___ DATA PROVIDED ___

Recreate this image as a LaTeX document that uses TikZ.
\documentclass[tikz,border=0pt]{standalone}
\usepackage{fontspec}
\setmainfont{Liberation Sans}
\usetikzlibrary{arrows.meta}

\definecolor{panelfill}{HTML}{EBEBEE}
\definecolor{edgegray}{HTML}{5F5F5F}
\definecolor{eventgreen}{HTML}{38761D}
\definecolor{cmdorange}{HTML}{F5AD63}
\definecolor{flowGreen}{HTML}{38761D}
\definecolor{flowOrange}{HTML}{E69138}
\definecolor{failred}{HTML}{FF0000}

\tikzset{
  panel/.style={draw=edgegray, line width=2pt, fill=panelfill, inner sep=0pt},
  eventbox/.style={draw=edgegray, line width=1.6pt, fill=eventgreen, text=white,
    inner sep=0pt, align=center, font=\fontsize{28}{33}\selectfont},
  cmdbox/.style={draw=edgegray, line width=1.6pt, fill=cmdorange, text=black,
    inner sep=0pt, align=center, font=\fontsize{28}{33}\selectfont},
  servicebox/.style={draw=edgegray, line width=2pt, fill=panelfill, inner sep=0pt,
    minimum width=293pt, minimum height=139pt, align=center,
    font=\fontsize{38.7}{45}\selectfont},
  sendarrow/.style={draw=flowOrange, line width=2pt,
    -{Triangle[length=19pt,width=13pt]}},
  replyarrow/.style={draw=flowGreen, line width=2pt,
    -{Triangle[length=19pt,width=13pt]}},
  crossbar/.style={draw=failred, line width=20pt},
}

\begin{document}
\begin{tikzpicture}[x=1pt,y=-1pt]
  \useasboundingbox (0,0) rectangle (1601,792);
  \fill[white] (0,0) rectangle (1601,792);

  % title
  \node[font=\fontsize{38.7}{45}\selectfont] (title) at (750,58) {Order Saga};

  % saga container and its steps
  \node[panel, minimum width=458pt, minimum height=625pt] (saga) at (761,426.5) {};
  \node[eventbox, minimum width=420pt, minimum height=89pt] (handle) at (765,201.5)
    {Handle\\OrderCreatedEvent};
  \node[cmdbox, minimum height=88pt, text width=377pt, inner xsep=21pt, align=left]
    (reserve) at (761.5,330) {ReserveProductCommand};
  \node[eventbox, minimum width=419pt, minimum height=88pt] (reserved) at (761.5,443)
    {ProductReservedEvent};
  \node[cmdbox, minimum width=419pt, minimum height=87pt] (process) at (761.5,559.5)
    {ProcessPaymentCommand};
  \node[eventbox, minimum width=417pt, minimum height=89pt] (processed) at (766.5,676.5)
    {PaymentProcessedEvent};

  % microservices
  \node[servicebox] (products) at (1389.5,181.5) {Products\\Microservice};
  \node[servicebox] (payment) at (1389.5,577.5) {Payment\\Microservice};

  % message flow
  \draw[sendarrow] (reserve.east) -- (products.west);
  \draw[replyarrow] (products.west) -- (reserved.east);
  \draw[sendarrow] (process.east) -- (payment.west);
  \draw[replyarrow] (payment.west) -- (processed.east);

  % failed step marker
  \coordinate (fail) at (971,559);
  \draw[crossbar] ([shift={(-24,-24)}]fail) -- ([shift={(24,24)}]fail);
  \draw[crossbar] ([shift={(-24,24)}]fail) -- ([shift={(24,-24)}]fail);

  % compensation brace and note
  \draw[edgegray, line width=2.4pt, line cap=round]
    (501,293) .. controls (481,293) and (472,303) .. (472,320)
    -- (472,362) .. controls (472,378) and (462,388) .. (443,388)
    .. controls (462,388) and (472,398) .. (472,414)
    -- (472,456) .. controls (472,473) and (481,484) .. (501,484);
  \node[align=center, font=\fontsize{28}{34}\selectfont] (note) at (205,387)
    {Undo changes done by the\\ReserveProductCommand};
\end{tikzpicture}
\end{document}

___
___ DATA PROVIDED ___

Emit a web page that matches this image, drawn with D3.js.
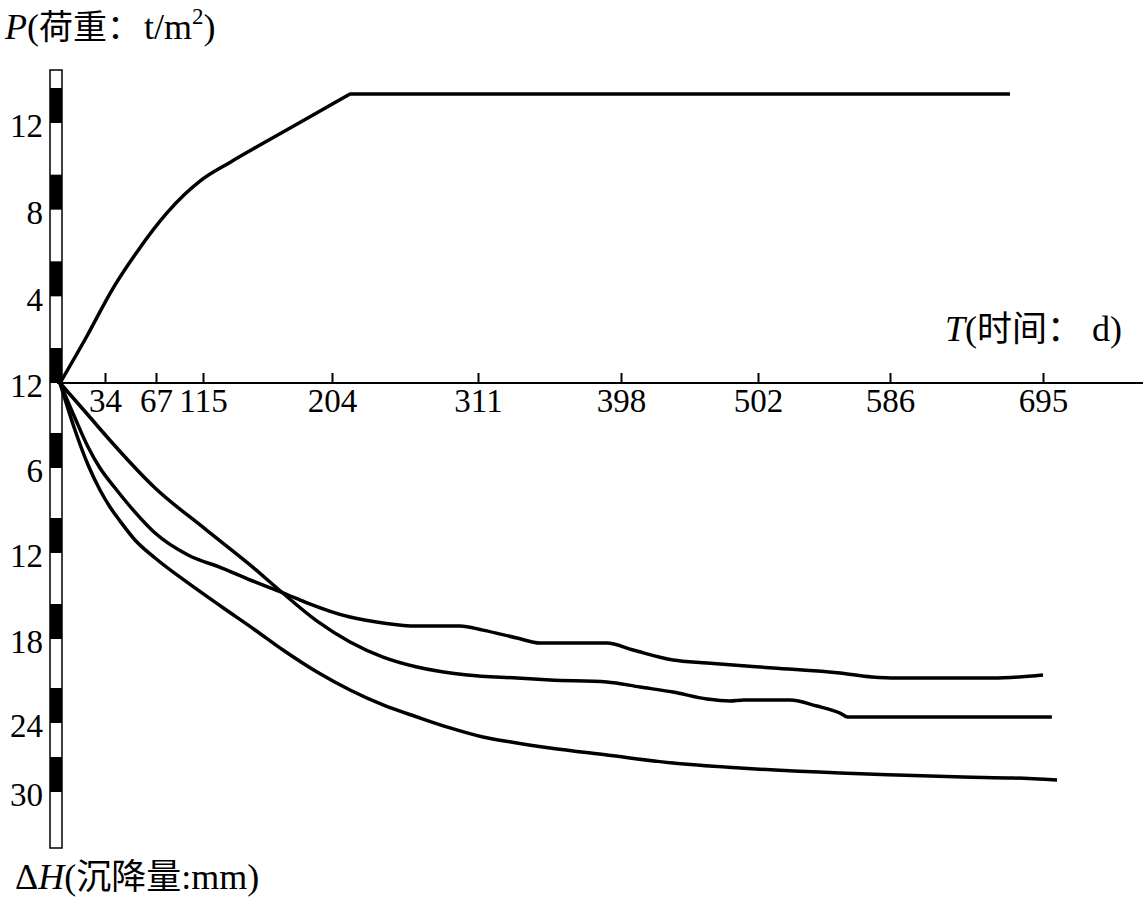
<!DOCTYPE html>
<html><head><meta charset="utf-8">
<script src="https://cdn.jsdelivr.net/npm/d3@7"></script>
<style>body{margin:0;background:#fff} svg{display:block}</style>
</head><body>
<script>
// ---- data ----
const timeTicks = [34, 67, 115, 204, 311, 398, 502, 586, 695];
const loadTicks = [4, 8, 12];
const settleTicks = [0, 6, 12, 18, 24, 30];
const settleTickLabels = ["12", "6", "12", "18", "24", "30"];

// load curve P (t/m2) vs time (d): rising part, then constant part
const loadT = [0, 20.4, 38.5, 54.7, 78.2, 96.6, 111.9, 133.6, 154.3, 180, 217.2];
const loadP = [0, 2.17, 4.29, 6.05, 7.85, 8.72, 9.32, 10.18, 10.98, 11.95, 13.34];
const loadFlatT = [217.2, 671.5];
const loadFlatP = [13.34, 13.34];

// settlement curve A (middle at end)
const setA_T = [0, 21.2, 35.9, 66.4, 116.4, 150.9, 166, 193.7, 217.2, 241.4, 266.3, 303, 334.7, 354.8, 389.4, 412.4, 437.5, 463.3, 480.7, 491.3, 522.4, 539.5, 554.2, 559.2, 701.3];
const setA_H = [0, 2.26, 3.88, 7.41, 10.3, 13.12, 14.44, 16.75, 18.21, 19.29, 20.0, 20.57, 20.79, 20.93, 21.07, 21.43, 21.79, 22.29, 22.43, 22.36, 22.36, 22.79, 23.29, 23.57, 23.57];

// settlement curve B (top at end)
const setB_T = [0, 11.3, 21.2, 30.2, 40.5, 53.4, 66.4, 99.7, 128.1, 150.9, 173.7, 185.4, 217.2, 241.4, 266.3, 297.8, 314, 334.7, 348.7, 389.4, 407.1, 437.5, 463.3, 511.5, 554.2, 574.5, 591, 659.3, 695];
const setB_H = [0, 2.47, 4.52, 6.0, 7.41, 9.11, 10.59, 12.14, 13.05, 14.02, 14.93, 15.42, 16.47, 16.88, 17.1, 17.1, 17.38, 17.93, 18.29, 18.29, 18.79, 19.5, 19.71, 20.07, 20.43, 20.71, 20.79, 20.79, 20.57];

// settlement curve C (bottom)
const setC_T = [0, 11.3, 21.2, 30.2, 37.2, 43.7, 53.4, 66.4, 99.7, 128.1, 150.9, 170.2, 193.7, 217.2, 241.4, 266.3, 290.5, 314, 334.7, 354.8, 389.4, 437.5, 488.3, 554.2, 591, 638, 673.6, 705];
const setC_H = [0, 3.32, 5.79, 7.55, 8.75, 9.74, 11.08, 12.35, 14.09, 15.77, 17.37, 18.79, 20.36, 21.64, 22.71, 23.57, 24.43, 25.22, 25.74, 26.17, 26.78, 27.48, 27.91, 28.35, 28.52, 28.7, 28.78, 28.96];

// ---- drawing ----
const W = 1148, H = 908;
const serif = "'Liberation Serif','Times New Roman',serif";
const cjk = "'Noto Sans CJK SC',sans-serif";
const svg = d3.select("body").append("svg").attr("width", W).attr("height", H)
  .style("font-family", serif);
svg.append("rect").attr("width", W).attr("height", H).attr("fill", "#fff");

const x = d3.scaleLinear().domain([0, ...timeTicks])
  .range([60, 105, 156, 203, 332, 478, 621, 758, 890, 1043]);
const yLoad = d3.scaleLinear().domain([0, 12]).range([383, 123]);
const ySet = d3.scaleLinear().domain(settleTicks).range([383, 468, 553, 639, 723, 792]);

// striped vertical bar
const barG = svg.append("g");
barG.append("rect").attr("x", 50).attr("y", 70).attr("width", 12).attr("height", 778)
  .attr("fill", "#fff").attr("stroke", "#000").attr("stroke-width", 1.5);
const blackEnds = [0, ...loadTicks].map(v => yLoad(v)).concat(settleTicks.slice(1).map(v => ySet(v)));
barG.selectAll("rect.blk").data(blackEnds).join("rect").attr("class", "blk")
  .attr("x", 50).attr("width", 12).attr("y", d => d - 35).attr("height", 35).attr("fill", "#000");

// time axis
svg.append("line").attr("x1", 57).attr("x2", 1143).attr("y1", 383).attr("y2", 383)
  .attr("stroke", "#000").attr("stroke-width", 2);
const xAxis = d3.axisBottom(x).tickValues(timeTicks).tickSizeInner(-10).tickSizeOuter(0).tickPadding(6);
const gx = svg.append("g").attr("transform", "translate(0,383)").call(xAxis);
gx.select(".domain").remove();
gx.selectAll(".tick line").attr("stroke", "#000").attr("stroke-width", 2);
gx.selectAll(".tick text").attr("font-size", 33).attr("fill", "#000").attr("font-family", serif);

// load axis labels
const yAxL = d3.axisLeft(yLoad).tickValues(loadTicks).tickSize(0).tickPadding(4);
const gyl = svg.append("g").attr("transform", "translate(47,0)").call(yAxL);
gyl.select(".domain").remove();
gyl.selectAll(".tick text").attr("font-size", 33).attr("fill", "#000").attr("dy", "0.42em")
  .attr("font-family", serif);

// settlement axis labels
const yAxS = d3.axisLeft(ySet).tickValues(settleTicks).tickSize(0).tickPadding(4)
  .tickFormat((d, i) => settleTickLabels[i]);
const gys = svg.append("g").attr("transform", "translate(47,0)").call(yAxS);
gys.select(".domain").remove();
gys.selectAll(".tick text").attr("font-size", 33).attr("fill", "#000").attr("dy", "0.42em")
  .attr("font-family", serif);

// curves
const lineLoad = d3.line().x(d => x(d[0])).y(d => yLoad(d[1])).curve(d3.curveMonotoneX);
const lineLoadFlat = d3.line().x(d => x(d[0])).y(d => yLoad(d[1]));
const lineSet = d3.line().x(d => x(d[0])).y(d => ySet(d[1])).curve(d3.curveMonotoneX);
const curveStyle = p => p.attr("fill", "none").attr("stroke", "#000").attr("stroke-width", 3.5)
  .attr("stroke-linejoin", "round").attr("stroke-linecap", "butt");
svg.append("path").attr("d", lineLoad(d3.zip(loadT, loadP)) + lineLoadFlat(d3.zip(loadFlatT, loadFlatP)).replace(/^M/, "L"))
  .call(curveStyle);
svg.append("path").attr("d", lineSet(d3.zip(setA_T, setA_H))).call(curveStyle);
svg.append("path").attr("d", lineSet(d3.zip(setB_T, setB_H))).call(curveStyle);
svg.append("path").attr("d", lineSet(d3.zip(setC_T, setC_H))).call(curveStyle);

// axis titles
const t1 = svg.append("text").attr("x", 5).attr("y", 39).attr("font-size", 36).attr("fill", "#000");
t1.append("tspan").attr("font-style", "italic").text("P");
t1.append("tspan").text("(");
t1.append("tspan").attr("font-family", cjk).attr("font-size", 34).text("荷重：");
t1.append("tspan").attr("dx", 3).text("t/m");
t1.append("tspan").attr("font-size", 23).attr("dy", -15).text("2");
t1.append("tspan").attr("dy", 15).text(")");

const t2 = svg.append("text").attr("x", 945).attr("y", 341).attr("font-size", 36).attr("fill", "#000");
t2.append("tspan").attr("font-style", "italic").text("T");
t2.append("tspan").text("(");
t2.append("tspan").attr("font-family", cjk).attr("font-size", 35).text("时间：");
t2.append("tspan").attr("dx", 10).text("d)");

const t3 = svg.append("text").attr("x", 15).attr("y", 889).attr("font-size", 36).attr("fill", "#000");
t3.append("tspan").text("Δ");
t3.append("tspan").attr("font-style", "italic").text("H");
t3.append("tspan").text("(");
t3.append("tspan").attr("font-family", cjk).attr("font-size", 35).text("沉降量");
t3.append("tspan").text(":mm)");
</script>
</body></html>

___

Above are some records; quote exactly and only the lines that begin at the line containing "Emit a web page" and stop after the line containing "const loadFlatP = [13.34, 13.34];", leaving out the pictures.

Emit a web page that matches this image, drawn with D3.js.
<!DOCTYPE html>
<html><head><meta charset="utf-8">
<script src="https://cdn.jsdelivr.net/npm/d3@7"></script>
<style>body{margin:0;background:#fff} svg{display:block}</style>
</head><body>
<script>
// ---- data ----
const timeTicks = [34, 67, 115, 204, 311, 398, 502, 586, 695];
const loadTicks = [4, 8, 12];
const settleTicks = [0, 6, 12, 18, 24, 30];
const settleTickLabels = ["12", "6", "12", "18", "24", "30"];

// load curve P (t/m2) vs time (d): rising part, then constant part
const loadT = [0, 20.4, 38.5, 54.7, 78.2, 96.6, 111.9, 133.6, 154.3, 180, 217.2];
const loadP = [0, 2.17, 4.29, 6.05, 7.85, 8.72, 9.32, 10.18, 10.98, 11.95, 13.34];
const loadFlatT = [217.2, 671.5];
const loadFlatP = [13.34, 13.34];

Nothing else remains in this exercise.